The risk is that Britain may be marginalised to a greater degree than is fair or necessary. Even this new, all-inclusive world of international diplomacy has its VIP areas – and the UK, it is fast becoming clear, is no longer assured of entry. Although Mr Darling was fighting tooth and nail behind the scenes to avoid it, new plans being circulated by American officials would see Britain surrender its permanent individual seat at the IMF and be entirely excluded from a new G4 grouping of America, China, Japan and the euro area.
Is there any point in raging against the dying of the light? Absolutely. While there is little one can do to resist the forces of demography, which will help push the emerging world ahead, the UK should remain one of the world’s top 10 economies for some time. Moreover, Britain retains certain qualities which should strengthen its voice on the world stage.
These are not the airy-fairy factors traditionally cited by cloudy-eyed diplomats – British values of fairness, liberty and community; a common-law system that much of the world inherited; music and literature that inform culture in every corner of the globe. If you were admitting countries to the high table on that basis, you would have to reserve a permanent place for the Romans and the Greeks, or even the Byzantine Empire, which built the Hagia Sophia.

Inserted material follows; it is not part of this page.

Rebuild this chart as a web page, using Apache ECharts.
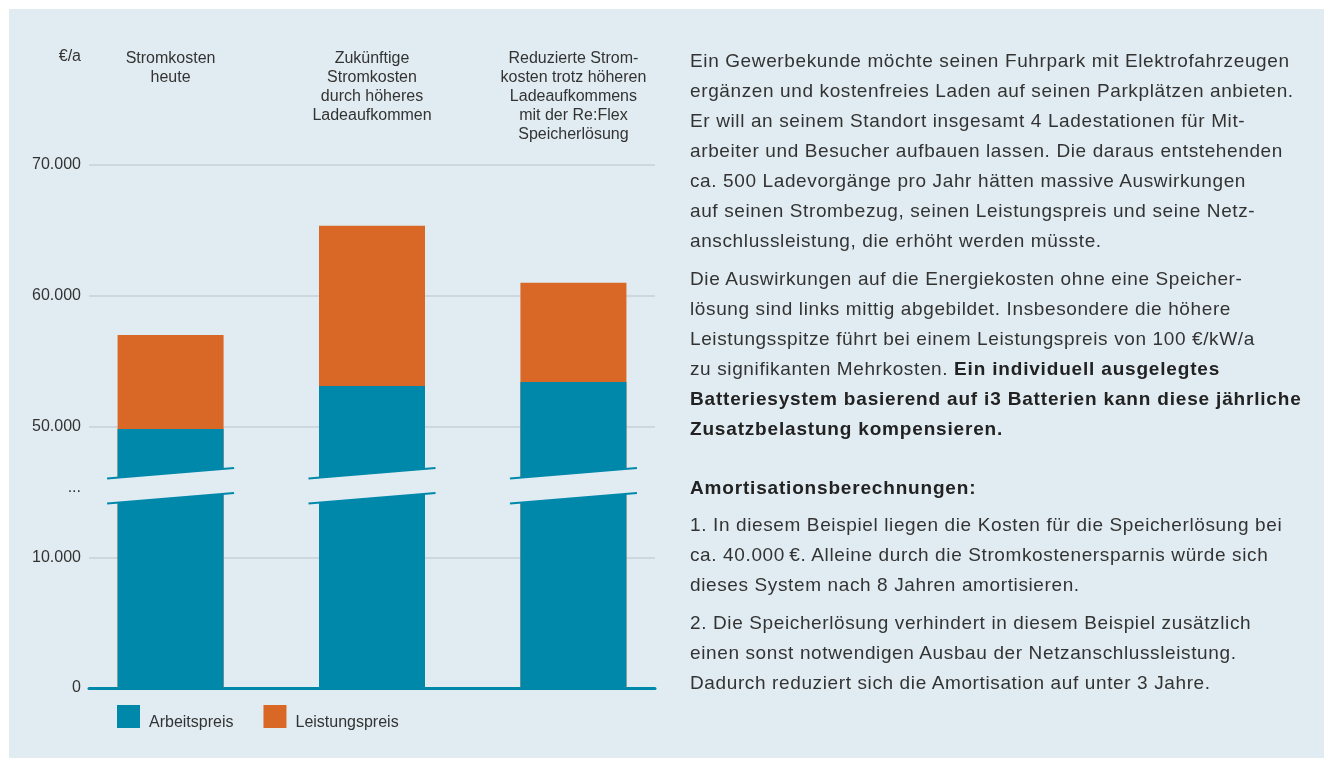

It is important to distinguish a country’s legacy from its actual assets – and Britain has at least five major strengths which should bolster its international importance even as its economic pre-eminence diminishes.
First, and most obviously, it retains the world’s lingua franca, giving British employees inbuilt access to international business, where their Chinese or Brazilian counterparts have the added obstacle of learning English.
Second, the pound remains one of the world’s key reserve currencies, and although China’s renminbi and the Indian rupee will become increasingly important, there is little reason (unless this or a future government debauches the currency) to suspect that sterling will lose this status.
Third is the strength of the university system. British schools may well be beleaguered and ill-managed but UK institutions still occupied 18 places in the Times Higher Education supplement’s recent league table of the top 100 global universities, including four of the top six. For this reason, tens of thousands of foreign students flock to the UK to study every year.
Fourth, Britain, and in particular London, remains one of the world’s most important financial hubs. Indeed, a survey from the World Economic Forum found yesterday that the UK has actually overtaken the US as the world’s leading financial centre.
Finally, and perhaps most compellingly, it is a little-known fact that Britain has a toehold in running the world’s major institutions – everything from the United Nations to the IMF and World Bank – that far outstrips its economic status. For all our scepticism about the European project, Britons run vast swathes of the European Commission. Like it or not, international bureaucrats are a key export. With the forces of recession exerting a huge strain on international relations, as politicians are tempted to guard their citizens’ financial interests with an arsenal of protectionist measures, this export is in great demand.
After the Second World War, Britain was one of the architects of the multilateral system that has brought prosperity and security to hundreds of millions. We should resist any suggestion that we should not help shape the world in the future.